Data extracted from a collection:
****************

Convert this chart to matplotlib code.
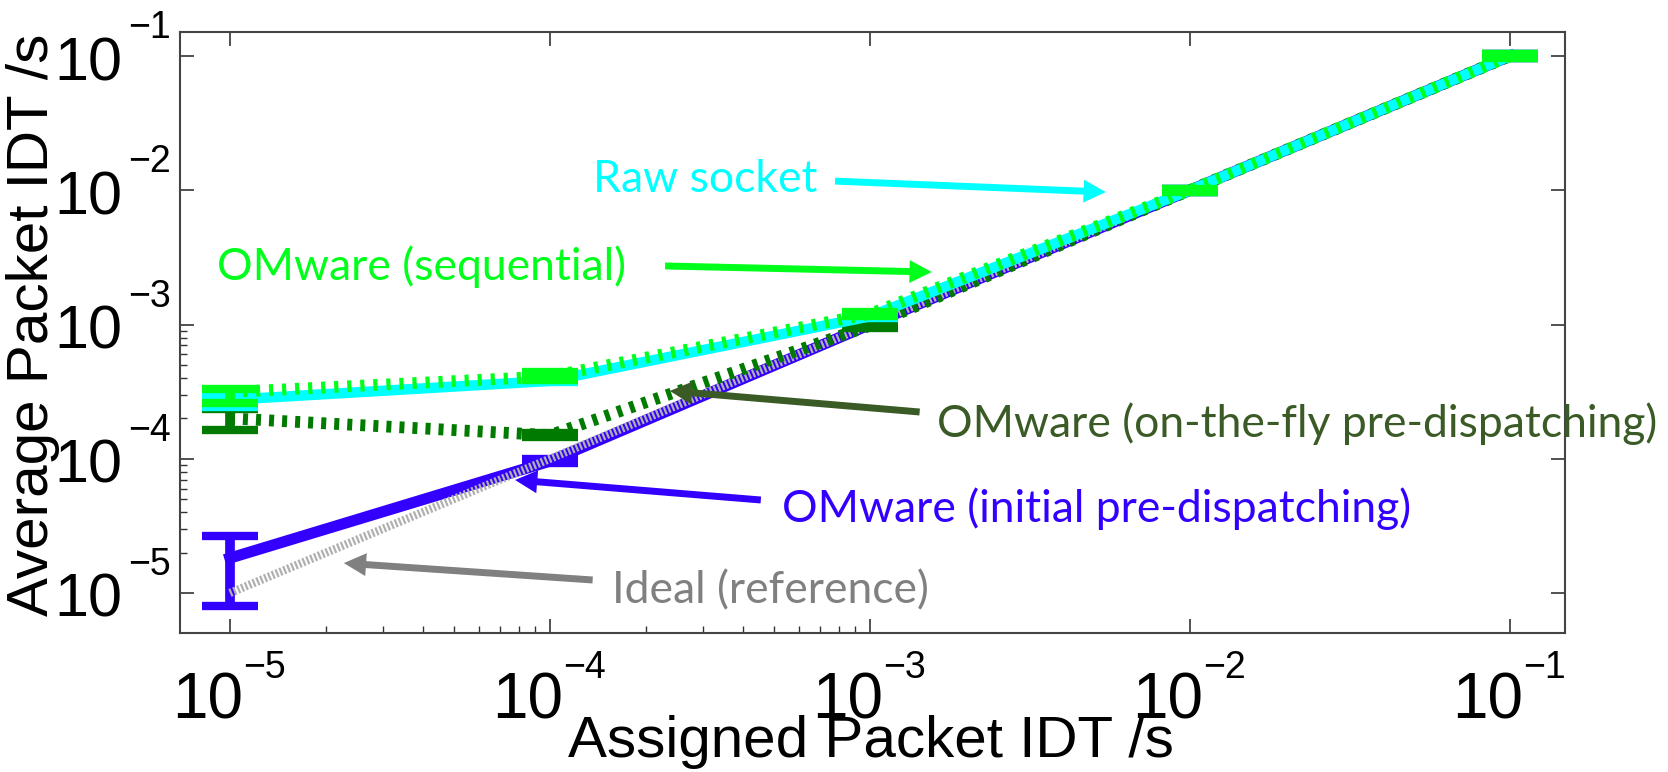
import numpy as np
import matplotlib
matplotlib.use("Agg")
import matplotlib.pyplot as plt
from matplotlib.ticker import FixedLocator, NullFormatter

plt.rcParams['lines.scale_dashes'] = False

# measured inter-departure times, seconds
assigned = [1e-5, 1e-4, 1e-3, 1e-2, 1e-1]
ideal = [1e-5, 1e-4, 1e-3, 1e-2, 1e-1]

initial = [1.82e-5, 9.6e-5, 1.0e-3, 1.0e-2, 1.0e-1]
initial_lo = [8.0e-6, 9.3e-5, 9.7e-4, 9.7e-3, 9.7e-2]
initial_hi = [2.66e-5, 9.9e-5, 1.03e-3, 1.03e-2, 1.03e-1]

onthefly = [2.0e-4, 1.5e-4, 9.8e-4, 1.0e-2, 1.0e-1]
onthefly_lo = [1.64e-4, 1.45e-4, 9.5e-4, 9.7e-3, 9.7e-2]
onthefly_hi = [2.35e-4, 1.55e-4, 1.01e-3, 1.03e-2, 1.03e-1]

rawsock = [2.75e-4, 3.8e-4, 1.15e-3, 1.0e-2, 1.0e-1]
rawsock_lo = [2.43e-4, 3.7e-4, 1.12e-3, 9.7e-3, 9.7e-2]
rawsock_hi = [3.0e-4, 3.9e-4, 1.18e-3, 1.03e-2, 1.03e-1]

sequential = [3.14e-4, 4.1e-4, 1.2e-3, 1.0e-2, 1.0e-1]
sequential_lo = [2.6e-4, 3.85e-4, 1.16e-3, 9.7e-3, 9.7e-2]
sequential_hi = [3.31e-4, 4.4e-4, 1.24e-3, 1.03e-2, 1.03e-1]

exponents = [-5, -4, -3, -2, -1]

BLUE = '#3300ff'
CYAN = '#00ffff'
GREEN = '#00ff1a'
DKGREEN = '#007a00'
OLIVE = '#3a5a26'
GRAY = '#808080'


def err(y, lo, hi):
    y = np.array(y)
    return [y - np.array(lo), np.array(hi) - y]


fig = plt.figure(figsize=(16.68, 7.72), dpi=100)
ax = fig.add_axes([0.10791, 0.18005, 0.83034, 0.7785])
ax.set_xscale('log')
ax.set_yscale('log')

cap = dict(capsize=20.5, capthick=6, elinewidth=7)
ax.errorbar(assigned, initial, yerr=err(initial, initial_lo, initial_hi),
            color=BLUE, lw=8, ls='-', zorder=2, **cap)
ax.plot(assigned, ideal, color='#b0b0b0', lw=6, ls=(0, (1.6, 1.4)), zorder=3)
ax.errorbar(assigned, onthefly, yerr=err(onthefly, onthefly_lo, onthefly_hi),
            color=DKGREEN, lw=8.5, ls=(0, (3.6, 5.8)), zorder=4, **cap)
ax.errorbar(assigned, rawsock, yerr=err(rawsock, rawsock_lo, rawsock_hi),
            color=CYAN, lw=7.5, ls='-', zorder=5, **cap)
ax.errorbar(assigned, sequential, yerr=err(sequential, sequential_lo, sequential_hi),
            color=GREEN, lw=8.5, ls=(0, (3, 6.4)), zorder=6, **cap)

ax.set_xlim(10 ** -5.156, 10 ** -0.828)
ax.set_ylim(10 ** -5.298, 10 ** -0.821)

# ticks: majors on every decade, minors only over the lower two decades
minors = [m * d for d in (1e-5, 1e-4) for m in range(2, 10)]
for axis in (ax.xaxis, ax.yaxis):
    axis.set_major_locator(FixedLocator(assigned))
    axis.set_minor_locator(FixedLocator(minors))
    axis.set_major_formatter(NullFormatter())
    axis.set_minor_formatter(NullFormatter())
ax.tick_params(which='major', direction='in', length=10, width=1.2,
               top=True, right=True, color='#333333')
ax.tick_params(which='minor', direction='in', length=5, width=1.0,
               top=False, right=False, color='#333333')
for sp in ax.spines.values():
    sp.set_linewidth(1.5)
    sp.set_color('#444444')

# tick labels drawn as "10" with a separate smaller exponent
tickfont = 'Liberation Sans'
for v, e in zip(assigned, exponents):
    ax.annotate('10', xy=(v, 0), xycoords=('data', 'axes fraction'),
                xytext=(13, -85), textcoords='offset pixels',
                ha='right', va='baseline', fontsize=46, family=tickfont)
    ax.annotate('\u2212%d' % -e, xy=(v, 0), xycoords=('data', 'axes fraction'),
                xytext=(13, -45), textcoords='offset pixels',
                ha='left', va='baseline', fontsize=27, family=tickfont)
    ax.annotate('10', xy=(0, v), xycoords=('axes fraction', 'data'),
                xytext=(-58, -24), textcoords='offset pixels',
                ha='right', va='baseline', fontsize=44, family=tickfont)
    ax.annotate('\u2212%d' % -e, xy=(0, v), xycoords=('axes fraction', 'data'),
                xytext=(-52, 18), textcoords='offset pixels',
                ha='left', va='baseline', fontsize=27, family=tickfont)

fig.text(871, 772 - 757, 'Assigned Packet IDT /s', transform=None,
         ha='center', va='baseline', fontsize=42, family='Liberation Sans')
fig.text(60, 772 - 325, 'Average Packet IDT /s', transform=None, rotation=90,
         ha='right', va='center', fontsize=42, family='Liberation Sans')

# callouts
notes = [
    ('Raw socket', CYAN, (1.36e-4, 9.7e-3), (7.78e-4, 1.17e-2), (5.46e-3, 9.7e-3)),
    ('OMware (sequential)', GREEN, (9.1e-6, 2.14e-3), (2.29e-4, 2.73e-3), (1.56e-3, 2.46e-3)),
    ('OMware (on-the-fly pre-dispatching)', OLIVE, (1.62e-3, 1.45e-4), (1.43e-3, 2.23e-4), (2.37e-4, 3.2e-4)),
    ('OMware (initial pre-dispatching)', BLUE, (5.31e-4, 3.38e-5), (4.56e-4, 4.93e-5), (7.78e-5, 6.95e-5)),
    ('Ideal (reference)', GRAY, (1.56e-4, 8.4e-6), (1.36e-4, 1.25e-5), (2.27e-5, 1.67e-5)),
]
for label, col, tpos, tail, tip in notes:
    ax.text(tpos[0], tpos[1], label, color=col, fontsize=32, family='Lato',
            ha='left', va='baseline', zorder=10, clip_on=False)
    ax.annotate('', xy=tip, xytext=tail, zorder=9, annotation_clip=False,
                arrowprops=dict(arrowstyle='simple,head_length=1.6,head_width=1.65,tail_width=0.5',
                                mutation_scale=10, color=col, lw=0,
                                shrinkA=0, shrinkB=0))

fig.savefig('out.png', dpi=100, facecolor='white')
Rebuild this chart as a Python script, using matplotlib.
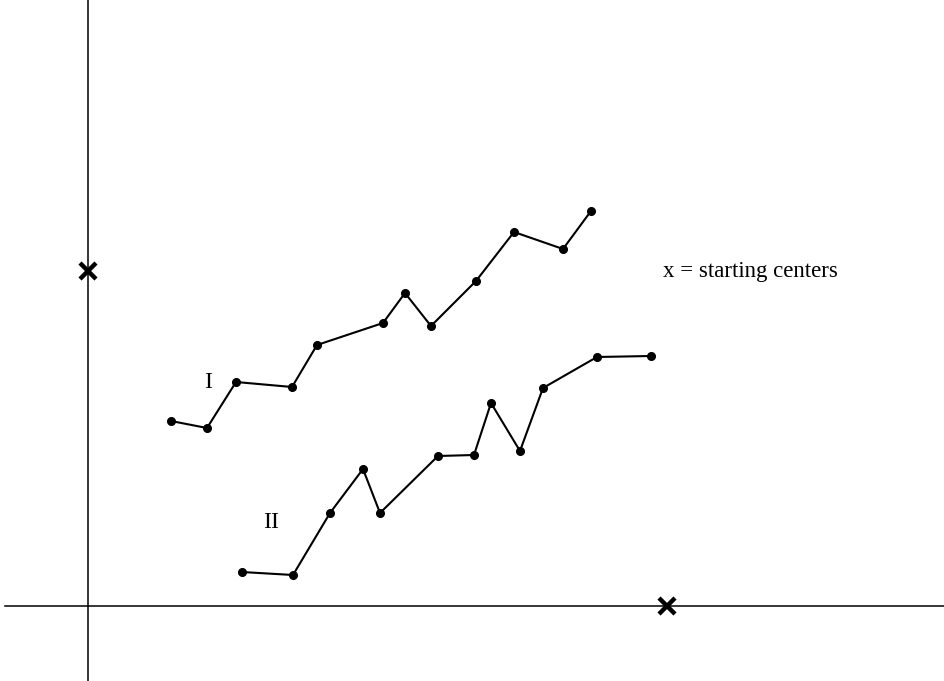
#!/usr/bin/env python3
import matplotlib
matplotlib.use("Agg")
import matplotlib.pyplot as plt

# path I (trajectory of first cluster center)
path1_x = [83, 119, 148, 204, 229, 295, 317, 343, 388, 426, 475, 503]
path1_y = [185, 178, 224, 219, 261, 283, 313, 280, 325, 374, 357, 395]

# path II
path2_x = [154, 205, 242, 275, 292, 350, 386, 403, 432, 455, 509, 563]
path2_y = [34, 31, 93, 137, 93, 150, 151, 203, 155, 218, 249, 250]

# starting centers
start_x = [0, 579]
start_y = [335, 0]

fig = plt.figure(figsize=(9.44, 6.81), dpi=100)
ax = fig.add_axes([0, 0, 1, 1])
ax.set_xlim(-88, 856)
ax.set_ylim(-75, 606)
ax.axis("off")

# coordinate axes
ax.plot([-83, 856], [0, 0], color="black", lw=1.1, zorder=1)
ax.axvline(0, color="black", lw=1.1, zorder=1)

for xs, ys in [(path1_x, path1_y), (path2_x, path2_y)]:
    ax.plot(xs, ys, color="black", lw=1.5, marker="o", ms=5.5, zorder=2)

ax.plot(start_x, start_y, linestyle="none", marker="x", ms=11, mew=3.2,
        color="black", zorder=3)

serif = ["Liberation Serif", "DejaVu Serif"]
ax.text(120, 223, "I", family=serif, fontsize=17, ha="center", va="center")
ax.text(183, 83, "II", family=serif, fontsize=17, ha="center", va="center")
ax.text(575, 335, "x = starting centers", family=serif, fontsize=16.5,
        ha="left", va="center")

fig.savefig("out.png", dpi=100)
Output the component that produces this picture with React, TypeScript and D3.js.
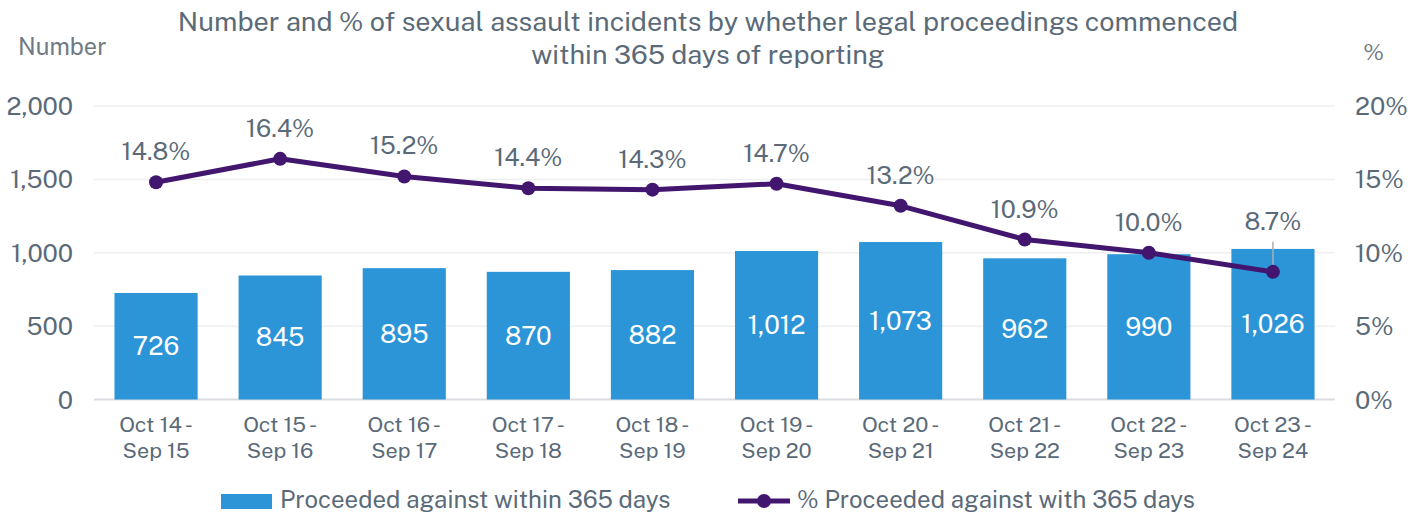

****************

• [Goal]: Pictures excluded, repeat the records exactly from their opening line through the line containing "GRAY = '#808080'".

• [Answer for this exercise]:
Convert this chart to matplotlib code.
import numpy as np
import matplotlib
matplotlib.use("Agg")
import matplotlib.pyplot as plt
from matplotlib.ticker import FixedLocator, NullFormatter

plt.rcParams['lines.scale_dashes'] = False

# measured inter-departure times, seconds
assigned = [1e-5, 1e-4, 1e-3, 1e-2, 1e-1]
ideal = [1e-5, 1e-4, 1e-3, 1e-2, 1e-1]

initial = [1.82e-5, 9.6e-5, 1.0e-3, 1.0e-2, 1.0e-1]
initial_lo = [8.0e-6, 9.3e-5, 9.7e-4, 9.7e-3, 9.7e-2]
initial_hi = [2.66e-5, 9.9e-5, 1.03e-3, 1.03e-2, 1.03e-1]

onthefly = [2.0e-4, 1.5e-4, 9.8e-4, 1.0e-2, 1.0e-1]
onthefly_lo = [1.64e-4, 1.45e-4, 9.5e-4, 9.7e-3, 9.7e-2]
onthefly_hi = [2.35e-4, 1.55e-4, 1.01e-3, 1.03e-2, 1.03e-1]

rawsock = [2.75e-4, 3.8e-4, 1.15e-3, 1.0e-2, 1.0e-1]
rawsock_lo = [2.43e-4, 3.7e-4, 1.12e-3, 9.7e-3, 9.7e-2]
rawsock_hi = [3.0e-4, 3.9e-4, 1.18e-3, 1.03e-2, 1.03e-1]

sequential = [3.14e-4, 4.1e-4, 1.2e-3, 1.0e-2, 1.0e-1]
sequential_lo = [2.6e-4, 3.85e-4, 1.16e-3, 9.7e-3, 9.7e-2]
sequential_hi = [3.31e-4, 4.4e-4, 1.24e-3, 1.03e-2, 1.03e-1]

exponents = [-5, -4, -3, -2, -1]

BLUE = '#3300ff'
CYAN = '#00ffff'
GREEN = '#00ff1a'
DKGREEN = '#007a00'
OLIVE = '#3a5a26'
GRAY = '#808080'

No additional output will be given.